Posted by bgdjwoods on 26 November 2009

For those of us who still prefer to use the Performance Monitoring Tool, If memory serves me right, you need to have Admin rights on the server that you use the monitor against.   If DBA's are not allowed to be the local administrator, this tool is no longer useful.

Posted by Donald Denney on 18 December 2009

I think that one of the key points of contention is the Separation of Duties.

This is an acknowledged and accepted requirement within any environment to keep any one individual from having too much access to data and too much privilege over that data.

The big question is really in the definition of where that separation lies and which duties belong to whom, i.e. who's job is it anyway?

I agree that DBAs can be restricted from server access and admin access it really is a matter of how much of our Job do the windows admins want to do? I've seen shops that basically relegated the DBAs to being nothing more than Application DBAs, i.e. just glorified developers with special database knowledge. Not an operational DBA at all.  

So much of the DBAs job requires access to the server (starting/stopping/managing database services and features, running server side traces, managing disk space. Moving database files and backup files around, etc.) that if the DBAs are not allowed access then they can't adequately perform those job functions. Someone has to perform it though and if the Windows Admins want to do it and are qualified to do it, then they really don't need a highly paid professional DBA to sit there and twiddle his or her thumbs.  

I really blame this on the fact that Windows doesn't allow the DBA to be granted access to the machine and to manage certain services, files, etc. without having to make them a local administrator. I'll use the dirty word here and point out that most other operating systems, for instance Unix, VMS and all mainframe operating systems, do provide that capability. It's the reason you don't see Oracle DBAs and Unix Administrators sitting around having this discussion.

One compromise that I have seen is for the DBA to have unrestricted, non-adminstrative access to the servers, but have a special account that is normally locked but that can be "activated" when needed in a controlled manner. The service accounts don't have to be allowed to interactively logon at all, and for that matter the DBA doesn't have to even know the password to them provided the windows admin is available on those rare occasions that it may need to be entered.  

Posted by Jeff Moden on 29 January 2010

>>Now, realistically this doesn't work, but it's a good argument.

Heh... if it's not realistic, why is it a good argument?

In truth, I have no Windows Server privs on most of the SQL Servers that I work on.  When there's a good Windows Server SysAdmin with the correct attitude, life's a joy.  When there's not, life is a huge and very slow PITA.

So, I'll say it with you... "It Depends". ;-)

Posted by terryj30 on 29 July 2012

I agree DBA should have Local Admin, However, in my org we dont even have access to our production servers unless we elevate our rights.

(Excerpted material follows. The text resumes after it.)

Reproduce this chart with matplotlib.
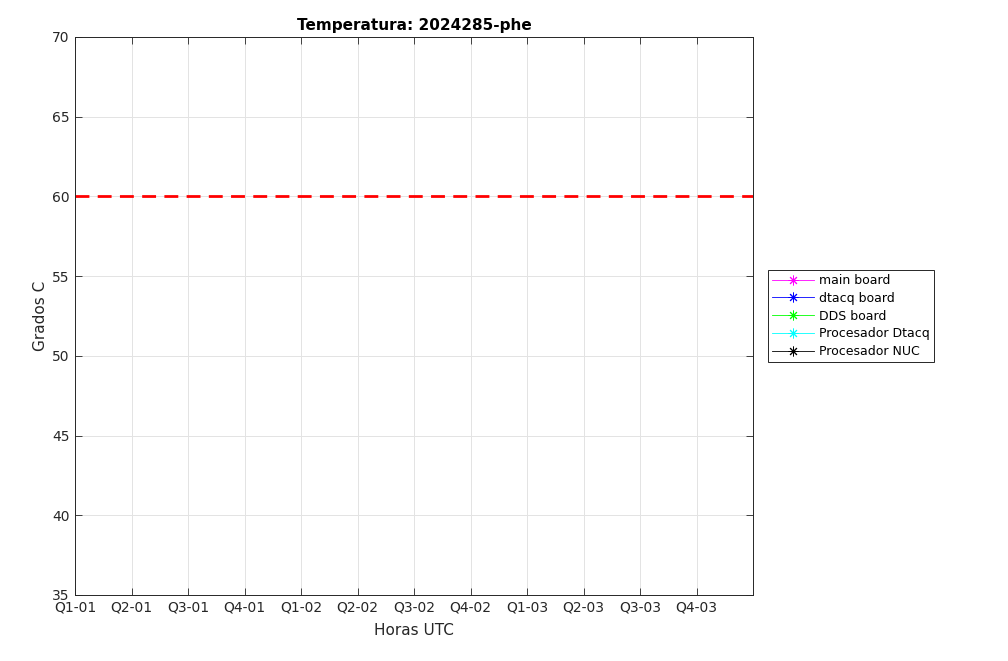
import numpy as np
import matplotlib
matplotlib.use("Agg")
import matplotlib.pyplot as plt

# series shown in the legend (no samples recorded for this day)
series_names = ["main board", "dtacq board", "DDS board", "Procesador Dtacq", "Procesador NUC"]
series_colors = ["#ff00ff", "#0000ff", "#00ff00", "#00ffff", "#000000"]
series_x = [[], [], [], [], []]
series_y = [[], [], [], [], []]

limit_temp = 60
tick_labels = ["Q1-01", "Q2-01", "Q3-01", "Q4-01",
               "Q1-02", "Q2-02", "Q3-02", "Q4-02",
               "Q1-03", "Q2-03", "Q3-03", "Q4-03"]
y_ticks = [35, 40, 45, 50, 55, 60, 65, 70]

fig = plt.figure(figsize=(10.08, 6.61), dpi=100)
ax = fig.add_axes([75/1008, 1-595/661, (753-75)/1008, (595-37)/661])

for name, col, xs, ys in zip(series_names, series_colors, series_x, series_y):
    ax.plot(xs, ys, "-", marker=(8, 2, 0), color=col, lw=0.6, ms=7, mew=0.7, label=name)

ax.axhline(limit_temp, color="r", ls="--", lw=2, dashes=(5, 3))

ax.set_xlim(0, len(tick_labels))
ax.set_ylim(y_ticks[0], y_ticks[-1])
ax.set_xticks(np.arange(len(tick_labels)))
ax.set_xticklabels(tick_labels)
ax.set_yticks(y_ticks)
ax.tick_params(direction="in", top=True, right=True, labelsize=10,
               colors="#262626", length=5, width=0.6, pad=4)
ax.grid(True, color="#e3e3e3", lw=0.7)
ax.set_axisbelow(True)
for sp in ax.spines.values():
    sp.set_color("#262626")
    sp.set_linewidth(0.7)

ax.set_title("Temperatura: 2024285-phe", fontsize=11, fontweight="bold", pad=5)
ax.set_xlabel("Horas UTC", fontsize=11, color="#262626", labelpad=6)
ax.set_ylabel("Grados C", fontsize=11, color="#262626", labelpad=3)

leg = ax.legend(loc="center left", bbox_to_anchor=(768/1008, 1-316/661),
                bbox_transform=fig.transFigure, fontsize=9, fancybox=False,
                framealpha=1, edgecolor="#262626", handlelength=3.3,
                labelspacing=0.38, borderpad=0.35, handletextpad=0.4, borderaxespad=0)
leg.get_frame().set_linewidth(0.7)

fig.savefig("out.png", dpi=100)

For security purpose and also client information. DBA's Sysadmins are all locked out of our systems. If a system goes down we can run a command that will add our access to a server and the local admin where by we can then access the servers and do what is needed. This is very hard for a DBA esp when you need to be proactive and monitor servers all we have now become is reactive but sec admin say its for a good cause.

Posted by tedo on 13 January 2013

You might want to also think about privcy and what a DBA can do at server level and Database level. I think these days DBAs need to protect themselves, I think DBAs should no longer have SA rights to server level or database level all the time but to elevate access when they need it on a Change ticket or Incident. However, this would only go for a large or medium size org, Small companies would usually have a DBA / SA doing the same job.